Retailers benefit by supplying consumers what they need. “Having sweet onions during the winter months means extra sales and profit for the department,” explains Keith Cox, produce category manager at K-VA-T Food Stores, which has more than 130 units and is based in Abingdon, VA. “Keeping customers engaged with sweet onions during the winter months only means they will have the option to make a decision on what onion they purchase depending on the use or recipe that requires onions.”
Sweet onions are by far the most requested onion in the produce department at George’s Market at Dreshertown, an upscale independent grocer located in Dresher, PA. “They account for more than 50 percent of all onion sales in our produce department. When domestic sweet onions are not available, imported sweet onions become essential,” says Nancy Grace, produce manager.

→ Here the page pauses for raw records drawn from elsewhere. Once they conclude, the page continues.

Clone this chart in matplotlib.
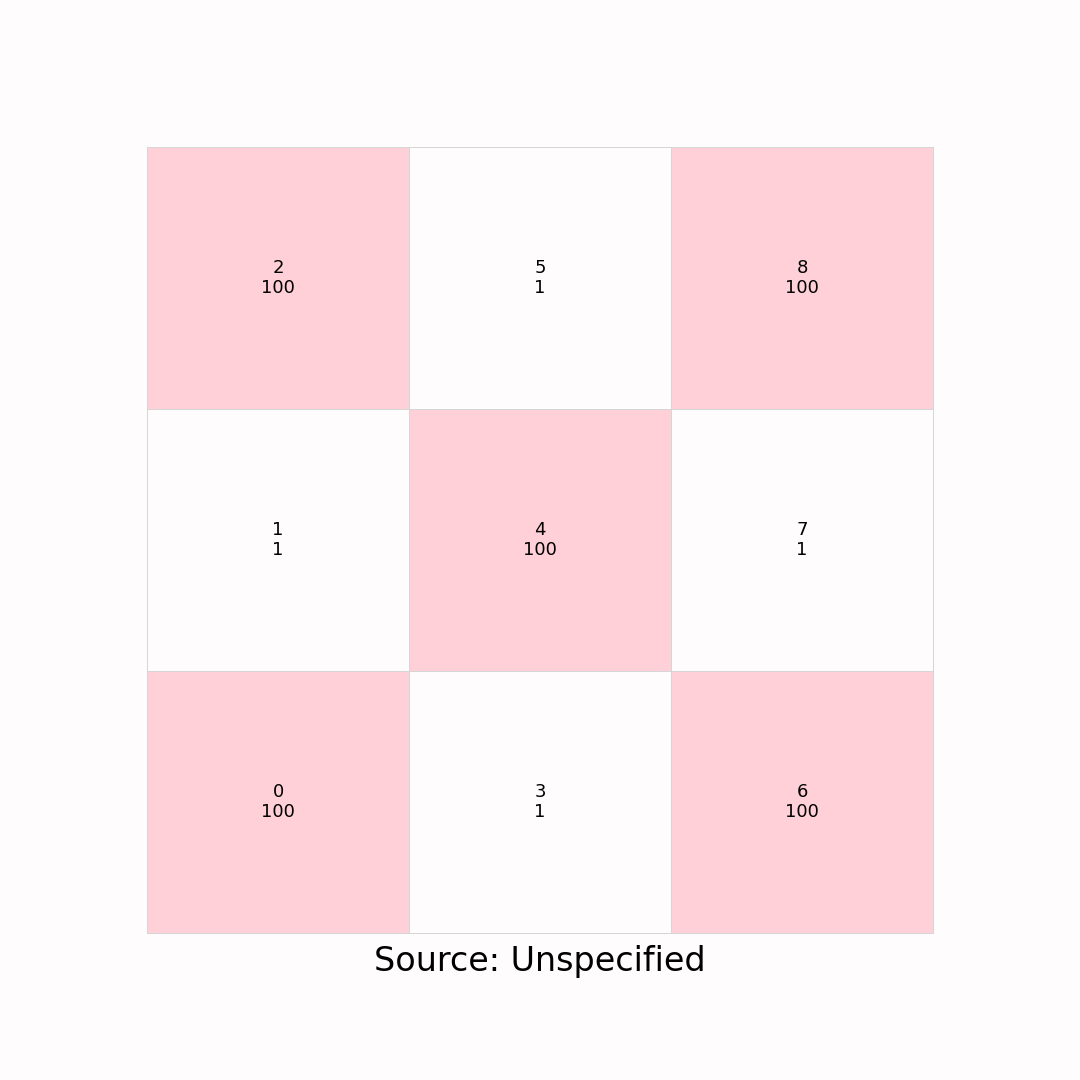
import matplotlib
matplotlib.use("Agg")
import matplotlib.pyplot as plt
import numpy as np
from matplotlib.colors import ListedColormap, BoundaryNorm

labels = ["0", "1", "2", "3", "4", "5", "6", "7", "8"]
values = [100, 1, 100, 1, 100, 1, 100, 1, 100]
ncols = 3
nrows = 3

bg = "#fffcfd"
pink = "#ffd0d8"

fig = plt.figure(figsize=(10.8, 10.8), dpi=100, facecolor=bg)
ax = fig.add_axes([147/1080, 147/1080, 786/1080, 786/1080])
ax.set_facecolor(bg)

grid = np.zeros((nrows, ncols))
for i, v in enumerate(values):
    c, r = i // nrows, i % nrows
    grid[r, c] = v

cmap = ListedColormap([bg, pink])
norm = BoundaryNorm([0, 50, 200], 2)
mesh = ax.pcolormesh(np.arange(ncols + 1), np.arange(nrows + 1), grid, cmap=cmap, norm=norm,
                     edgecolor="#d6d6d6", linewidth=0.7)
mesh.set_clip_on(False)

for i, (lab, v) in enumerate(zip(labels, values)):
    c, r = i // nrows, i % nrows
    ax.text(c + 0.5, r + 0.5, f"{lab}\n{v}", ha="center", va="center", fontsize=13, color="black")

ax.set_xlim(0, ncols)
ax.set_ylim(0, nrows)
for s in ax.spines.values():
    s.set_visible(False)
ax.set_xticks([])
ax.set_yticks([])

fig.text(0.5, 1 - 961/1080, "Source: Unspecified", ha="center", va="center", fontsize=24)

fig.savefig("out.png", dpi=100, facecolor=bg)
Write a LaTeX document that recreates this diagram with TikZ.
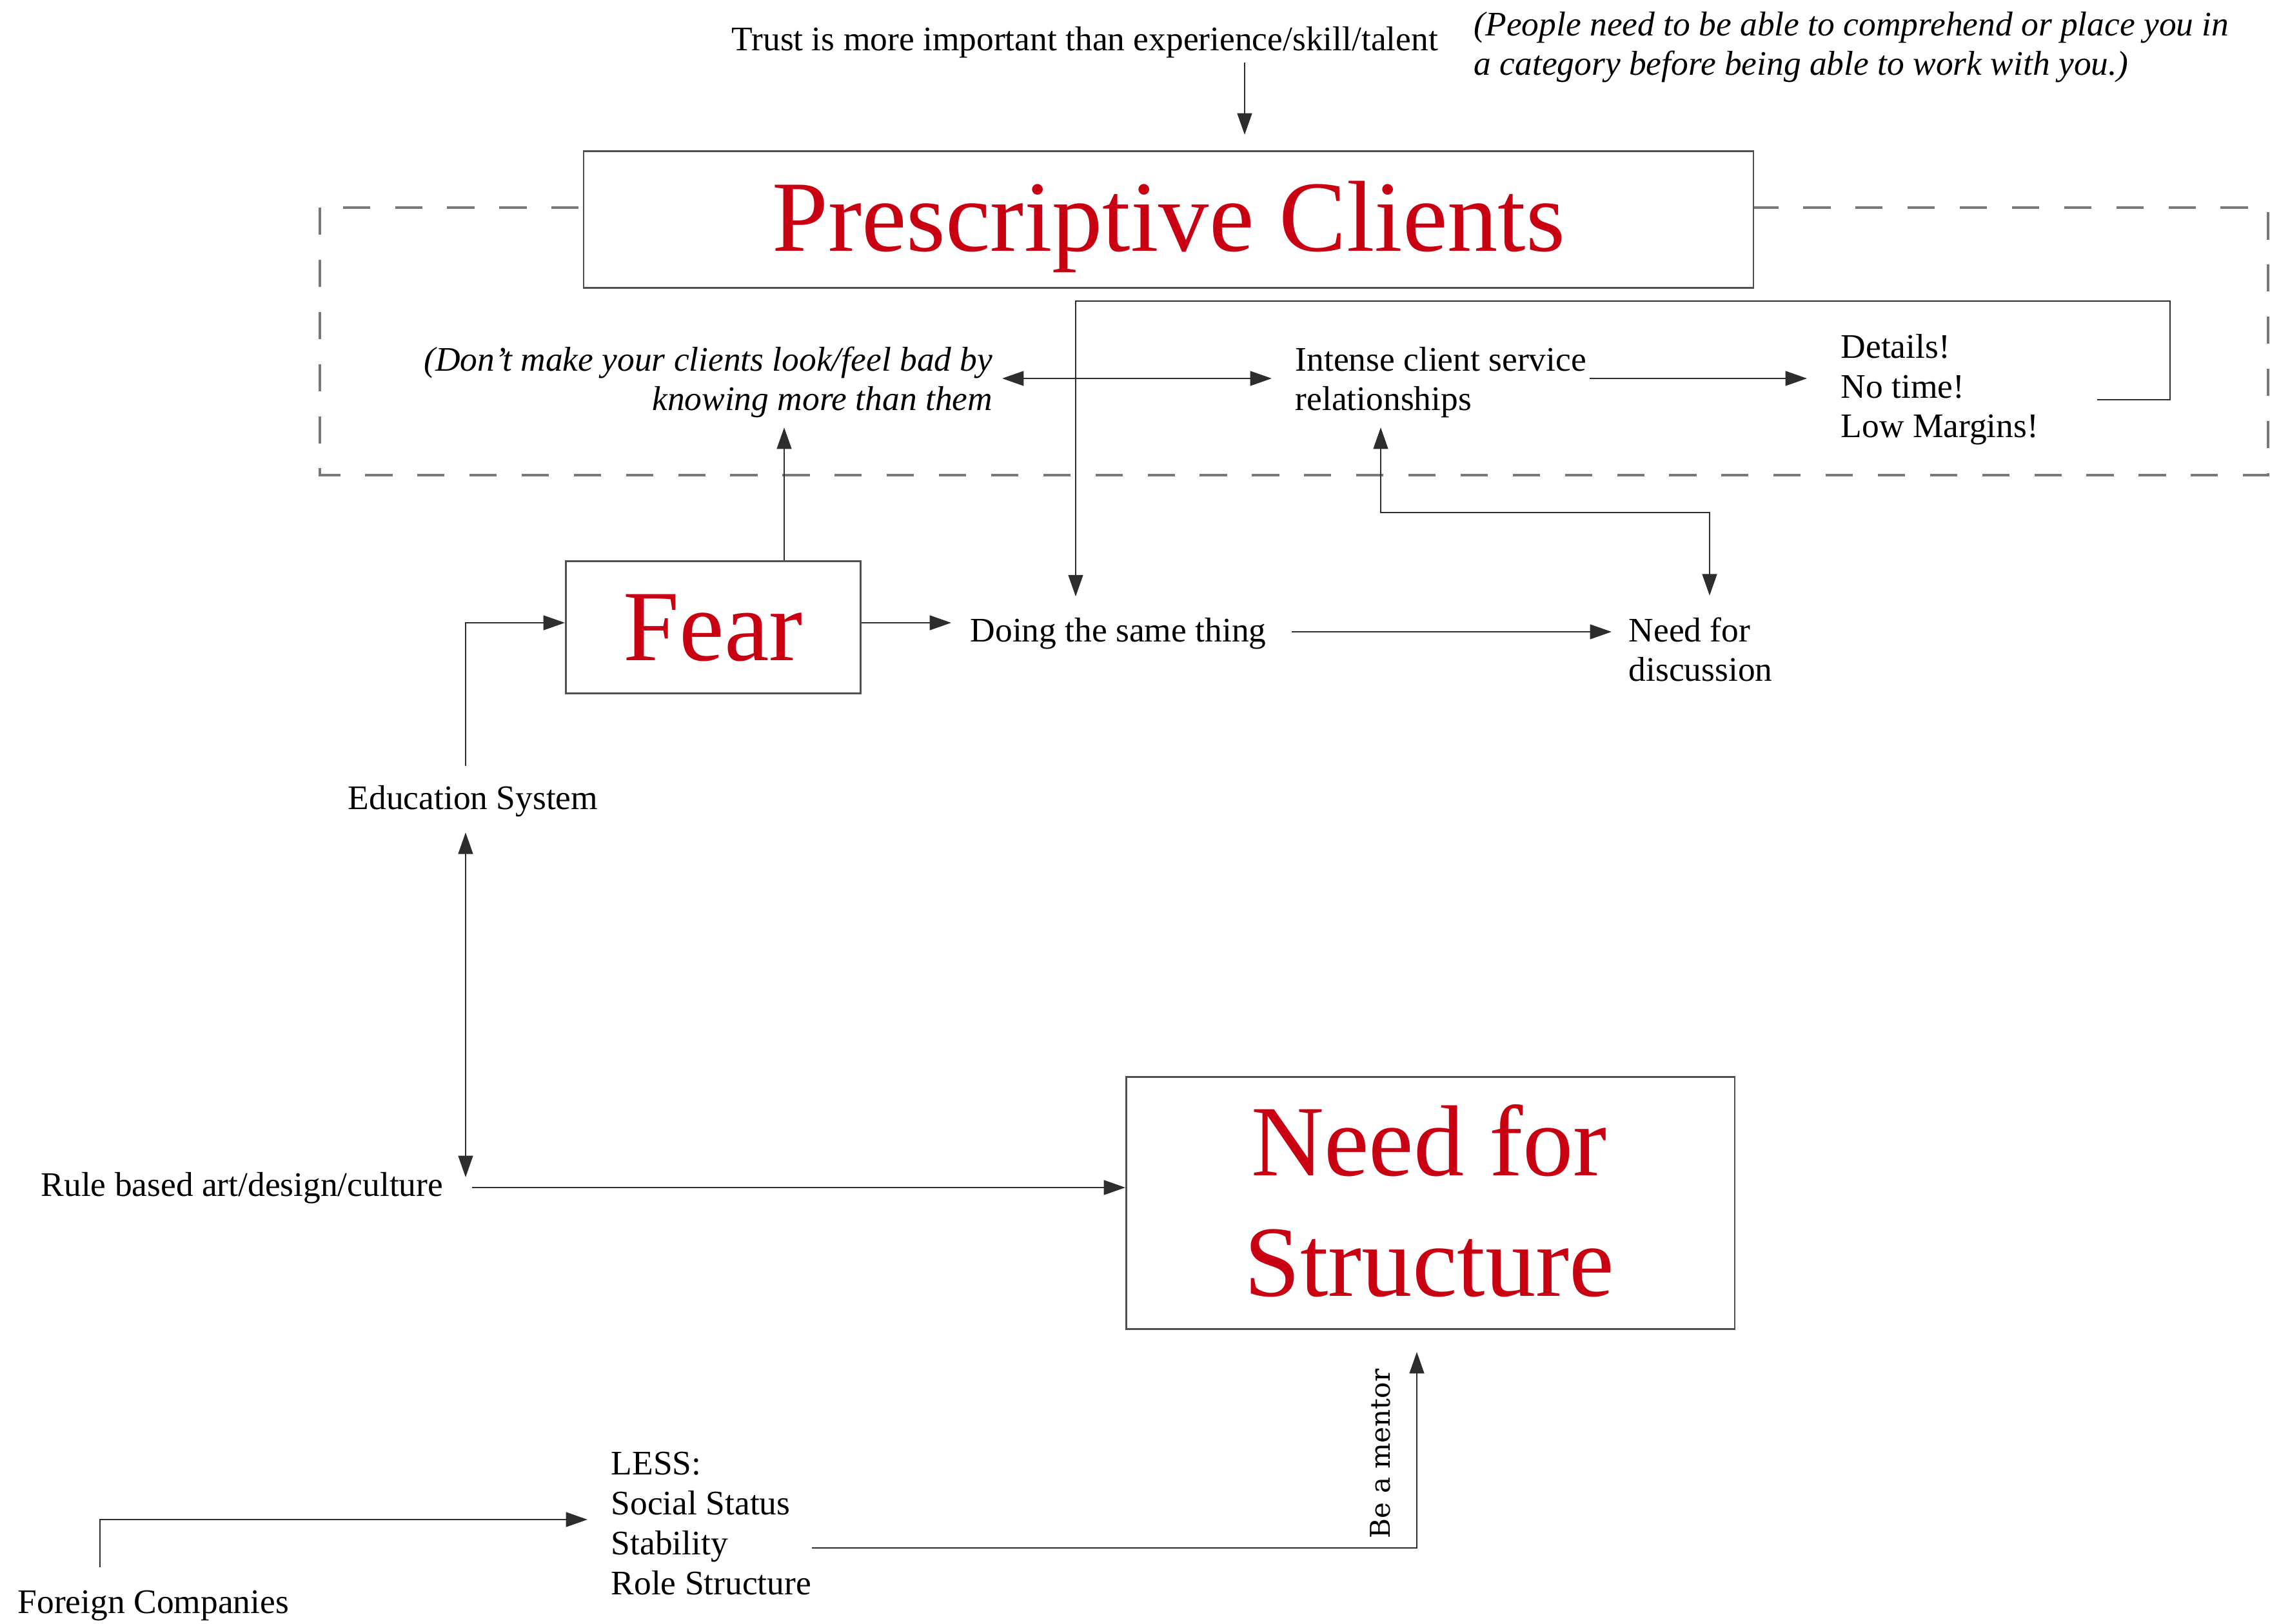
\documentclass[tikz,border=0pt]{standalone}
\usepackage{fontspec}
\setmainfont{Liberation Serif}
\newfontfamily\mentorfont{DejaVu Serif}
\usetikzlibrary{arrows.meta}
\definecolor{pcred}{RGB}{200,0,18}
\definecolor{linegray}{RGB}{45,45,45}
\definecolor{dashgray}{RGB}{120,120,120}
\definecolor{boxgray}{RGB}{80,80,80}
\tikzset{
  lbl/.style={inner sep=0pt, font=\fontsize{15.2}{17.6}\selectfont, align=left},
  ilbl/.style={inner sep=0pt, font=\fontsize{15.2}{17.6}\selectfont\itshape, align=left},
  bigred/.style={inner sep=0pt, text=pcred, font=\fontsize{44.5}{53}\selectfont},
  bigbox/.style={draw=boxgray, line width=0.8pt, fill=white, inner sep=0pt},
  conn/.style={draw=linegray, line width=0.6pt},
  arr/.style={conn, -{Triangle[length=9.5pt,width=6.5pt]}},
  darr/.style={conn, {Triangle[length=9.5pt,width=6.5pt]}-{Triangle[length=9.5pt,width=6.5pt]}},
  dashframe/.style={draw=dashgray, line width=0.9pt, dash pattern=on 12pt off 11pt},
}
\begin{document}
\begin{tikzpicture}[x=0.01cm,y=-0.01cm]
\useasboundingbox[fill=white] (0,0) rectangle (3520,2519);

% dashed frame
\draw[dashframe] (496,322) rectangle (3517,737);

% boxes
\node[bigbox, bigred, minimum width=18.13cm, text height=1.55cm, text depth=0.57cm, anchor=north] (pc) at (1812,233) {Prescriptive Clients};
\node[bigbox, bigred, minimum width=4.57cm, text height=1.54cm, text depth=0.51cm, anchor=north] (fear) at (1106,869) {Fear};
\node[bigbox, minimum width=9.43cm, minimum height=3.91cm, anchor=north west] (nfs) at (1745,1669) {};
\node[bigred, anchor=base] (nfsa) at (2216,1823) {Need for};
\node[bigred, anchor=base] (nfsb) at (2216,2010) {Structure};

% texts (multi-line nodes: base = baseline of last line)
\node[lbl, anchor=base west] (trust) at (1134,79) {Trust is more important than experience/skill/talent};
\node[ilbl, anchor=base west] (people) at (2285,117) {(People need to be able to comprehend or place you in\\a category before being able to work with you.)};
\node[ilbl, align=right, anchor=base east] (dont) at (1540,637) {(Don't make your clients look/feel bad by\\knowing more than them};
\node[lbl, anchor=base west] (intense) at (2008,637) {Intense client service\\relationships};
\node[lbl, anchor=base west] (details) at (2854,679) {Details!\\No time!\\Low Margins!};
\node[lbl, anchor=base west] (doing) at (1504,996) {Doing the same thing};
\node[lbl, anchor=base west] (needdisc) at (2525,1057) {Need for\\discussion};
\node[lbl, anchor=base west] (edu) at (539,1256) {Education System};
\node[lbl, anchor=base west] (rule) at (63,1855) {Rule based art/design/culture};
\node[lbl, anchor=base west] (less) at (947,2473) {LESS:\\Social Status\\Stability\\Role Structure};
\node[lbl, anchor=base west] (foreign) at (27,2502) {Foreign Companies};
\node[inner sep=0pt, font=\mentorfont\fontsize{12}{14}\selectfont, rotate=90, anchor=base west] (mentor) at (2155,2387) {Be a mentor};

% helper coordinates
\coordinate (k0) at (1930,0);
\coordinate (r1) at (0,587);
\coordinate (loopA) at (3252,620);
\coordinate (loopB) at (1668,467);
\coordinate (k1) at (1216,0);
\coordinate (k2) at (2141,0);
\coordinate (k3) at (2651,795);
\coordinate (r3) at (0,966);
\coordinate (r4) at (0,980);
\coordinate (k4) at (722,0);
\coordinate (r5) at (0,1826);
\coordinate (r6) at (0,1842);
\coordinate (r7) at (0,2401);
\coordinate (k5) at (2197,0);
\coordinate (k6) at (155,0);
\coordinate (r8) at (0,2357);

% connectors
\draw[arr, shorten <=0.06cm, shorten >=0.24cm] (trust.south -| k0) -- (pc.north -| k0);
\draw[darr, shorten <=0.14cm, shorten >=0.36cm] (dont.east |- r1) -- (intense.west |- r1);
\draw[arr, shorten <=0.04cm, shorten >=0.52cm] (intense.east |- r1) -- (details.west |- r1);
\draw[arr, shorten >=0.33cm] (loopA) -- ++(113,0) |- (loopB) -- (loopB |- doing.north);
\draw[arr, shorten >=0.14cm] (fear.north -| k1) -- (dont.south -| k1);
\draw[darr, shorten <=0.14cm, shorten >=0.33cm] (intense.south -| k2) |- (k3) -- (k3 |- needdisc.north);
\draw[arr, shorten >=0.29cm] (fear.east |- r3) -- (doing.west |- r3);
\draw[arr, shorten <=0.39cm, shorten >=0.26cm] (doing.east |- r4) -- (needdisc.west |- r4);
\draw[arr, shorten <=0.3cm] (edu.north -| k4) |- (fear.west |- r3);
\draw[darr, shorten <=0.23cm] (edu.south -| k4) -- (k4 |- r5);
\draw[arr, shorten <=0.44cm] (rule.east |- r6) -- (nfs.west |- r6);
\draw[arr, shorten >=0.34cm] (less.east |- r7) -| (k5 |- nfs.south);
\draw[arr, shorten <=0.35cm, shorten >=0.36cm] (foreign.north -| k6) |- (less.west |- r8);
\end{tikzpicture}
\end{document}
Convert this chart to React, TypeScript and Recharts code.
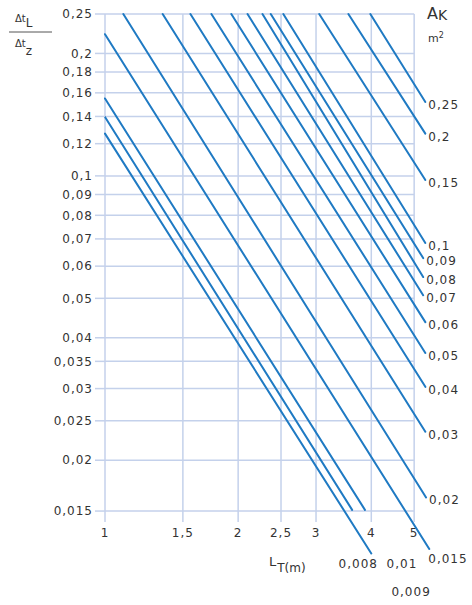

“We continue to educate retailers on the demand for sweet onions during the winter months,” says Troy Bland, chief operating officer with Bland Farms, located in Glennville, GA. “This is crucial, so they dedicate shelf space to imported sweet onions.”
Los Angeles-based Progressive Produce LLC provides customers with a way to “bring the summer back” during the winter months through its Mayan Sweet Onion from Peru. “These onions stand out from the crowd with their flat, disc-like shape and sweet, mild flavors,” explains Scott Leimkuhler, director of sales. “Mayan Sweet Onions are perfect to use fresh on salads and sandwiches. Just peel, slice and enjoy.”
A Positive Outlook
Looking ahead to the upcoming season, the outlook is bright for the growers. “Acreage has grown for us yearly and is usually increased about 10 percent per year,” says Breimeister of Saven Corporation/Oso Sweet Company.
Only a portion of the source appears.